Seither fürchtet Asli Erdogan sich noch mehr vor einer Rückkehr ins Land ihrer Sprache. Sie zieht durch die Welt, so, wie die Frau ihres Buchs „Der wundervolle Mandarin“ in Genf nach Mitternacht als Fremde allein die Straßen durchstreift. Die beobachtet mit nur einem Auge, wie Bankiers, Unternehmer und Diplomaten auf den Parkplätzen aus den Autos aussteigen: „Deswegen bleiben Bürgersteige mittellosen Ausländern wie mir vorbehalten.“ Sie wird zum Fremden, sieht keine offenen Arme. Und „sein Land, das er in jenen vergangenen Zeiten nicht ertragen konnte, hat sich in ein verlorenes, erträumtes Paradies verwandelt, aber auch an seine Träume kann er nicht mehr glauben“.

Irgendwann sei, schreibt Asli Erdogan autobiographisch die Nächte der Einäugigen weiter, ein Tag gekommen, an dem sie auf einer Flasche Kölnisch Wasser ein Bild von Istanbul erblickt habe. „Ich vertiefte mich in den Anblick des Bosporusdampfers der Städtischen Schifffahrtsgesellschaft auf dem zwei Finger breiten Bild, auf das grellblaue Wasser, so hilflos gezeichnet, dass es einem das Herz brach, und weinte.“ Sehnsucht nach Heimat entstand, es war der erste Blickkontakt mit der Türkin in ihr. „Plötzlich hatte ich auf eine einfache, unverfälschte Art Sehnsucht nach Istanbul, nach meiner eigenen Sprache, meinen eigenen Menschen.“ Sie habe begriffen, dass das Beste am Migrantenleben darin liege, dass es wie keine andere Erfahrung dem Menschen das Leben begreiflich mache.
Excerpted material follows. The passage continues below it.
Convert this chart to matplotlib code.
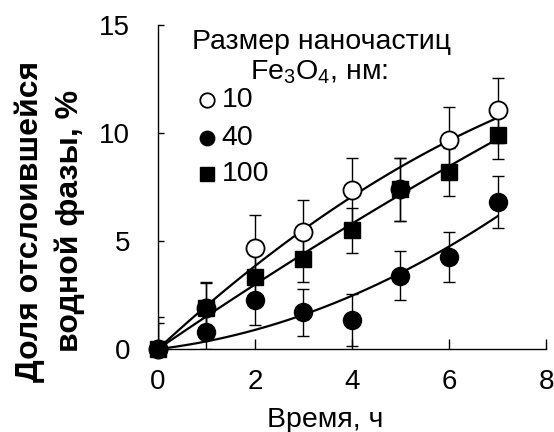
import numpy as np
import matplotlib.pyplot as plt

plt.rcParams['font.family'] = ['Liberation Sans', 'DejaVu Sans']

# время, ч
t = [0, 1, 2, 3, 4, 5, 6, 7]
# доля отслоившейся водной фазы, % (размер частиц 10, 40, 100 нм)
y10 = [0, 1.9, 4.7, 5.4, 7.35, 7.4, 9.7, 11.05]
e10 = [1.5, 1.2, 1.5, 1.5, 1.5, 1.45, 1.5, 1.5]
y40 = [0, 0.8, 2.25, 1.7, 1.35, 3.4, 4.25, 6.8]
e40 = [0, 0.8, 1.15, 1.1, 1.2, 1.15, 1.15, 1.2]
y100 = [0, 1.9, 3.35, 4.15, 5.5, 7.4, 8.2, 9.9]
e100 = [1.2, 1.15, 1.1, 1.05, 1.05, 1.45, 1.1, 1.1]
sizes = ['10', '40', '100']


def trend(x, y):
    # полиномиальный тренд 2-й степени через начало координат
    x = np.array(x, float)
    A = np.column_stack([x, x**2])
    c = np.linalg.lstsq(A, np.array(y, float), rcond=None)[0]
    xs = np.linspace(0, x.max(), 100)
    return xs, c[0]*xs + c[1]*xs**2


fig = plt.figure(figsize=(5.54, 4.32), dpi=100)
ax = fig.add_axes([0.285, 0.192, 0.7006, 0.75])

styles = [
    (y10, e10, dict(marker='o', mfc='white', mec='black', ms=13, mew=1.3)),
    (y100, e100, dict(marker='s', mfc='black', mec='black', ms=12)),
    (y40, e40, dict(marker='o', mfc='black', mec='black', ms=13)),
]

for y, e, st in styles:
    ax.errorbar(t, y, yerr=e, fmt='none', ecolor='black', elinewidth=1.0,
                capsize=4.5, capthick=1.0, zorder=2)
for y, e, st in styles:
    xs, ys = trend(t, y)
    ax.plot(xs, ys, color='black', lw=1.6, zorder=3, clip_on=False)
for i, (y, e, st) in enumerate(styles):
    ax.plot(t, y, ls='none', zorder=4 + i, clip_on=False, **st)

ax.set_xlim(0, 8)
ax.set_ylim(0, 15)
ax.set_xticks([0, 2, 4, 6, 8])
ax.set_yticks([0, 5, 10, 15])
ax.spines['top'].set_visible(False)
ax.spines['right'].set_visible(False)
for s in ['left', 'bottom']:
    ax.spines[s].set_linewidth(1.0)
ax.tick_params(axis='x', direction='in', length=7, width=1.0, pad=14, labelsize=20)
ax.tick_params(axis='y', direction='in', length=4.5, width=1.0, pad=20, labelsize=20)

ax.set_xlabel('Время, ч', fontsize=20.5)
ax.xaxis.set_label_coords(0.43, -0.18)
fig.text(0.054, 0.488, 'Доля отслоившейся', rotation=90, fontsize=23,
         fontweight='bold', ha='center', va='center')
fig.text(0.126, 0.488, 'водной фазы, %', rotation=90, fontsize=23,
         fontweight='bold', ha='center', va='center')

# легенда
fig.text(0.581, 0.903, 'Размер наночастиц', fontsize=20.5, ha='center', va='center')
fig.text(0.576, 0.833, 'Fe$_\\mathregular{3}$O$_\\mathregular{4}$, нм:', fontsize=20.5,
         ha='center', va='center')
leg_y = [0.769, 0.681, 0.597]
for (y, e, st), ly, lab in zip([styles[0], styles[2], styles[1]], leg_y, sizes):
    st2 = dict(st)
    st2['ms'] = st['ms'] * 0.8
    fig.lines.append(plt.Line2D([0.374], [ly], transform=fig.transFigure, **st2))
    fig.text(0.40, ly, lab, fontsize=20.5, ha='left', va='center')

fig.savefig('out.png', dpi=100)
In ihrer Heimat wird sie totgeschwiegen

Asli Erdogan entdeckte, was türkisch an ihr ist: ihre Sprache. Zweimal war sie in die Türkei zurückgekehrt, 1996 und 2008. Sie wollte ihre Sprache nicht verlieren: „das einzige, was ich besitze“. Sie weiß aber auch: „Meine Tragödie erklärt die Türkei.“ Sieben Bücher hat sie verfasst, stets als Mischung aus Roman, Essay und Novelle. Die „Stadt mit der roten Pelerine“ (1998) wurde in zehn Sprachen übersetzt und erhielt glänzende Besprechungen, das französische Magazin „Lire“ nahm sie in seine Liste „50 Schriftsteller der Zukunft“ auf, beim Literaturfestival von Lillehammer hielt sie 2011 die Hauptrede.
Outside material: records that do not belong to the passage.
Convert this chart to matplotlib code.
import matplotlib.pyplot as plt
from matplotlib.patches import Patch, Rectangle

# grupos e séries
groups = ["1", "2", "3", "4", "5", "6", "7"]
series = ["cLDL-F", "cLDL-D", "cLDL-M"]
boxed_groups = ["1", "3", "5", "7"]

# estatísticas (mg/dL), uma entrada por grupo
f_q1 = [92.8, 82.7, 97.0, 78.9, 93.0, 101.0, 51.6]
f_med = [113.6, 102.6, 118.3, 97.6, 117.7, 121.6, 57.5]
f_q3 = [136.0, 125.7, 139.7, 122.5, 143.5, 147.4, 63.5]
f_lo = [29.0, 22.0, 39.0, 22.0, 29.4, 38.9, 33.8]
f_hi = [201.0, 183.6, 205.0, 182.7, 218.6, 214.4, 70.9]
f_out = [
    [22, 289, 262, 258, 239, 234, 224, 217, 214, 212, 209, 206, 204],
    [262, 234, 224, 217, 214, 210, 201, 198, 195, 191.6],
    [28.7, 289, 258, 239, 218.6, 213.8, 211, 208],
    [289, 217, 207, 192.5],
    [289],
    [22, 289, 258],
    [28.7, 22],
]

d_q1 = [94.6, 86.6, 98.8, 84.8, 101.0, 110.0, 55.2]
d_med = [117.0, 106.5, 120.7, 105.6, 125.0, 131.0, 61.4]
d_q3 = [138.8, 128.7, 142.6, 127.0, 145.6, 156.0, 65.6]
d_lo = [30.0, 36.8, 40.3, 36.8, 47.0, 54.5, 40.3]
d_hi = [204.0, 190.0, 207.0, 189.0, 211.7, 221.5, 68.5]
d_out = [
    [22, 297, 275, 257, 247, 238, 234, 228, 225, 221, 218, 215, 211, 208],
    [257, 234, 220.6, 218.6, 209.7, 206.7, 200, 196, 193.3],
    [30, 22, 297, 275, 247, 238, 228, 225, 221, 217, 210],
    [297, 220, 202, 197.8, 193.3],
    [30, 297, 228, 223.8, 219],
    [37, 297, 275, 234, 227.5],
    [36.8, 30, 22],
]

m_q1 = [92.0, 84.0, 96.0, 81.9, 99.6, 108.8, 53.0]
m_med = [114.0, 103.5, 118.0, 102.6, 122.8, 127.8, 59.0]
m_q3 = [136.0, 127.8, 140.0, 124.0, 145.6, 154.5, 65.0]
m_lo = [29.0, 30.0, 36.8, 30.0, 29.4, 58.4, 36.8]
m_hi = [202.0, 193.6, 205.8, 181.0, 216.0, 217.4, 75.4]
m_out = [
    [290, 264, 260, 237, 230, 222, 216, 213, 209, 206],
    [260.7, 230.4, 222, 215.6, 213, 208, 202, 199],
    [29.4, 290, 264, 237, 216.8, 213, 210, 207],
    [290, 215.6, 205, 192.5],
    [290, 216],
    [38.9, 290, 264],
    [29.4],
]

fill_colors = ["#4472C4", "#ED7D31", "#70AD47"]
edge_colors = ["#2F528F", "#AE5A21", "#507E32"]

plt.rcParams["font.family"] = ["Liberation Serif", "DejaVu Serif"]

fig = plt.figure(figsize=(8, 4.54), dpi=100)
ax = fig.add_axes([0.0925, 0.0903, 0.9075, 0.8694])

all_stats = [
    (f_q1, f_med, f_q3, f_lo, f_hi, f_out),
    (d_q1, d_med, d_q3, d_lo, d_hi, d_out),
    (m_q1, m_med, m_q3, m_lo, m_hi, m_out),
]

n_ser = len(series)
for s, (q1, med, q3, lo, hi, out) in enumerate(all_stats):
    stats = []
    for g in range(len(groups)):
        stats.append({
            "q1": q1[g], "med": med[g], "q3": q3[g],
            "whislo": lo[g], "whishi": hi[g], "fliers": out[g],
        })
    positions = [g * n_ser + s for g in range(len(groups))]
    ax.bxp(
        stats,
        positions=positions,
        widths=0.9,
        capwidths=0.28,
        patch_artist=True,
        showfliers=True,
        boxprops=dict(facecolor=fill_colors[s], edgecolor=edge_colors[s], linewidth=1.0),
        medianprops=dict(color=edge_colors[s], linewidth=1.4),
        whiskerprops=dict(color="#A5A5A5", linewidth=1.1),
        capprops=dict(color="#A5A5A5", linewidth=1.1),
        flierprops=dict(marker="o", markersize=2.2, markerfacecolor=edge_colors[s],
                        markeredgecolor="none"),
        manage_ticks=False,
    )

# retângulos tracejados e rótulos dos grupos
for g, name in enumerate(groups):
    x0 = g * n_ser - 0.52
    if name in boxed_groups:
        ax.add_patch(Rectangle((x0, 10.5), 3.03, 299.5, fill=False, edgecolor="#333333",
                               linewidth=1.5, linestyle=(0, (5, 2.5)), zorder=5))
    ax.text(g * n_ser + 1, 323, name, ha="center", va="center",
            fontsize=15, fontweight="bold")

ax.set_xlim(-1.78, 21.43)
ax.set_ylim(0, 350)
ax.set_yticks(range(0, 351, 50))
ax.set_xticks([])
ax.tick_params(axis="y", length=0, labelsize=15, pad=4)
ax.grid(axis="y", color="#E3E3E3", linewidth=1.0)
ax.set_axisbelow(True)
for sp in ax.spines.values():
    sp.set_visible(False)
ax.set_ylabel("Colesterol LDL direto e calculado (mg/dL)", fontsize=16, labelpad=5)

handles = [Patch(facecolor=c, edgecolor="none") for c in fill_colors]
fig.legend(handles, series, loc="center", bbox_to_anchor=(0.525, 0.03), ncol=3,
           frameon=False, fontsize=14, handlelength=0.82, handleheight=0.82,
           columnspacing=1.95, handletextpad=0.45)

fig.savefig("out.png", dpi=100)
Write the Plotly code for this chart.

In ihrer Heimat jedoch wird Asli Erdogan totgeschwiegen. „Die Türkei umgibt mich mit einer fürchterlichen Aura des Schweigens“, sagt sie. Mehr noch. Nach vielen Bedrohungen hat sie Angst, ins Land ihrer Sprache zurückzukehren. So lebt sie meist in der Fremde: erst in Rio de Janeiro, wohin sich sie sich schon 1994 in Sicherheit brachte und wo „Die Stadt mit der roten Pelerine“ entstand, dann in Sarajevo, im Heinrich-Böll-Haus in Lüneburg, in Wien und in Zürich. Dort lernte sie einen Überlebenden aus Auschwitz kennen und schrieb das Gedicht „Licht und Dunkelheit“.

Metaphern über Folter und Betrug

Seit August 2012 ist sie in Graz „Asylschreiberin“. Dabei wäre sie lieber eine „Schreiberin im Exil“. Bereits in ihrem Land habe sie ja im Exil gelebt; so könne sie bei einer Rückkehr nicht enttäuscht werden. Exil sei ja nichts anderes als ein weiteres Gefängnis, sagt sie. Auch in der Novelle, an der sie gerade arbeitet, spielt das Gefängnis eine zentrale Rolle. Ein Wanderer sei sie nicht, auch keine Kämpferin, erst recht keine Siegerin. Und immer wieder plagt sie die Frage: „Werde ich das nächste Visum bekommen?“

Als sie jüngst in Deutschland war, sei sie mit Drohungen davor gewarnt worden, in die Türkei zurückzukehren. „Mein Leben ist das eines gejagten Tiers“, sagt Asli Erdogan bitter. Ihre Überzeugungen haben sie in ein langes und schmerzhaftes Exil geführt. Immerhin freut sie sich, dass ihr letztes Buch, „Das Steinhaus“, das sich in Metaphern mit Folter und Betrug beschäftigt, gerade auf Schwedisch erschienen ist. Die Schriftstellerin Asli Erdogan aber zieht auf ihrer Winterreise weiter.